# STATED PROBLEM
Quote word for word the lines below, beginning with the first and ending with the one that has "(xs) at (245,212)". Drop the pictures.

# MATERIAL
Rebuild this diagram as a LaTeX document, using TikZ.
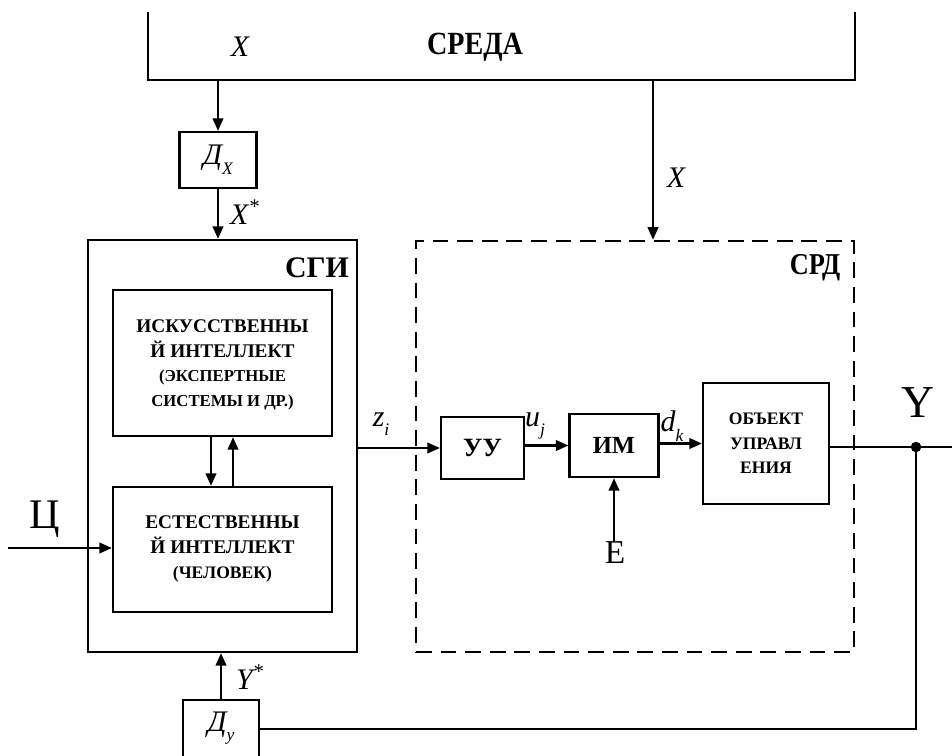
\documentclass[tikz,border=0pt]{standalone}
\usepackage{fontspec}
\setmainfont{Liberation Serif}
\usetikzlibrary{arrows.meta,positioning,calc}
\newcommand{\lowsub}[1]{\raisebox{-0.7ex}{\fontsize{10}{10}\selectfont #1}}

\begin{document}
\begin{tikzpicture}[
  x=0.02cm,y=-0.02cm,
  font=\bfseries\fontsize{11}{14}\selectfont,
  b/.style={draw,line width=1.3pt,align=center,inner sep=1pt},
  lab/.style={inner sep=0pt,font=\itshape\fontsize{17}{17}\selectfont},
  rom/.style={inner sep=0pt,font=\fontsize{#1}{#1}\selectfont},
  l/.style={line width=1.3pt},
  a/.style={l,-{Triangle[length=2.5mm,width=2.1mm]}},
  dsh/.style={line width=1.5pt,dash pattern=on 9pt off 5pt}]

\path[use as bounding box,clip] (0,0) rectangle (952,756);

% environment
\draw[l] (148,12) -- (148,80) -- (855,80) -- (855,12);
\coordinate (sx) at (218,80);
\coordinate (sx2) at (653,80);
\node[lab] (xa) at (240,47) {X};
\node[inner sep=0pt,font=\bfseries\fontsize{16}{16}\selectfont] (env) at (475,47) {\scalebox{1}[1.15]{СРЕДА}};

% sensor X
\node[b,minimum width=1.54cm,minimum height=1.12cm] (dx) at (218,160) {};
\node[lab] at (dx) {Д\lowsub{X}};
\draw[a] (sx) -- (dx.north);
\node[lab] (xs) at (245,212) {X\textsuperscript{*}};

% СГИ
\node[b,minimum width=5.38cm,minimum height=8.24cm] (sgi) at (222.5,446) {};
\draw[a] (dx.south) -- (dx.south |- sgi.north);
\node[inner sep=0pt,font=\bfseries\fontsize{17}{17}\selectfont] (sgil) at (317,268) {СГИ};
\node[b,minimum width=4.38cm,minimum height=2.92cm] (ii) at (222.5,363) {};
\node[inner sep=0pt,align=center] (iit) at (222.5,365) {ИСКУССТВЕННЫ\\Й ИНТЕЛЛЕКТ\\{\fontsize{9.5}{13}\selectfont(ЭКСПЕРТНЫЕ}\\{\fontsize{9.5}{13}\selectfont СИСТЕМЫ И ДР.)}};
\node[b,minimum width=4.38cm,minimum height=2.5cm] (ei) at (222.5,549.5) {};
\node[inner sep=0pt,align=center] (eit) at (222.5,549) {ЕСТЕСТВЕННЫ\\Й ИНТЕЛЛЕКТ\\{\fontsize{10}{13}\selectfont(ЧЕЛОВЕК)}};
\draw[a] ([xshift=-0.23cm]ii.south) -- ([xshift=-0.23cm]ei.north);
\draw[a] ([xshift=0.21cm]ei.north) -- ([xshift=0.21cm]ii.south);

% goal
\coordinate (c0) at (8,548);
\node[rom=24] (cl) at (45,519) {Ц};
\draw[a] (c0) -- (c0 -| ei.west);

% СРД
\node[draw,dsh,minimum width=8.76cm,minimum height=8.22cm] (srd) at (635,446.5) {};
\node[inner sep=0pt,font=\bfseries\fontsize{15}{15}\selectfont] (srdl) at (815,268) {\scalebox{1}[1.15]{СРД}};
\draw[a] (sx2) -- (sx2 |- srd.north);
\node[lab] (xb) at (676,178) {X};

\node[b,minimum width=1.66cm,minimum height=1.24cm,font=\bfseries\fontsize{15}{15}\selectfont] (uu) at (482.5,448) {УУ};
\node[b,minimum width=1.78cm,minimum height=1.26cm,font=\bfseries\fontsize{14}{14}\selectfont] (im) at (614,445.5) {ИМ};
\node[b,minimum width=2.52cm,minimum height=2.42cm,font=\bfseries\fontsize{10}{14}\selectfont] (ob) at (766,443.5) {ОБЪЕКТ\\УПРАВЛ\\ЕНИЯ};
\node[rom=19] (e) at (615,553) {Е};

\draw[a] (sgi.east |- uu.west) -- (uu.west);
\node[lab] (zl) at (381,424) {z\lowsub{i}};
\draw[a] (uu.east |- im.west) -- (im.west);
\node[lab] (ul) at (535,426) {u\lowsub{j}};
\draw[a] (im.east |- ob.west) -- (ob.west);
\node[lab] (dl) at (672,426) {d\lowsub{k}};
\draw[a] (im.south |- e.north) -- (im.south);

% output and feedback
\coordinate (yd) at (916,447);
\coordinate (yout) at (958,447);
\draw[l] (ob.east |- yd) -- (yd) -- (yout);
\fill (yd) circle (3pt);
\node[rom=26] (yl) at (918,403) {Y};

\node[b,minimum width=1.52cm,minimum height=1.24cm] (dy) at (221,731) {};
\node[lab] at (221,728) {Д\lowsub{y}};
\draw[l] (yd) |- (dy.east |- 0,729);
\draw[a] (dy.north) -- (dy.north |- sgi.south);
\node[lab] (ys) at (250,677) {Y\textsuperscript{*}};
\end{tikzpicture}
\end{document}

# THE COMPLETED TASK
Rebuild this diagram as a LaTeX document, using TikZ.
\documentclass[tikz,border=0pt]{standalone}
\usepackage{fontspec}
\setmainfont{Liberation Serif}
\usetikzlibrary{arrows.meta,positioning,calc}
\newcommand{\lowsub}[1]{\raisebox{-0.7ex}{\fontsize{10}{10}\selectfont #1}}

\begin{document}
\begin{tikzpicture}[
  x=0.02cm,y=-0.02cm,
  font=\bfseries\fontsize{11}{14}\selectfont,
  b/.style={draw,line width=1.3pt,align=center,inner sep=1pt},
  lab/.style={inner sep=0pt,font=\itshape\fontsize{17}{17}\selectfont},
  rom/.style={inner sep=0pt,font=\fontsize{#1}{#1}\selectfont},
  l/.style={line width=1.3pt},
  a/.style={l,-{Triangle[length=2.5mm,width=2.1mm]}},
  dsh/.style={line width=1.5pt,dash pattern=on 9pt off 5pt}]

\path[use as bounding box,clip] (0,0) rectangle (952,756);

% environment
\draw[l] (148,12) -- (148,80) -- (855,80) -- (855,12);
\coordinate (sx) at (218,80);
\coordinate (sx2) at (653,80);
\node[lab] (xa) at (240,47) {X};
\node[inner sep=0pt,font=\bfseries\fontsize{16}{16}\selectfont] (env) at (475,47) {\scalebox{1}[1.15]{СРЕДА}};

% sensor X
\node[b,minimum width=1.54cm,minimum height=1.12cm] (dx) at (218,160) {};
\node[lab] at (dx) {Д\lowsub{X}};
\draw[a] (sx) -- (dx.north);
\node[lab] (xs) at (245,212) {X\textsuperscript{*}};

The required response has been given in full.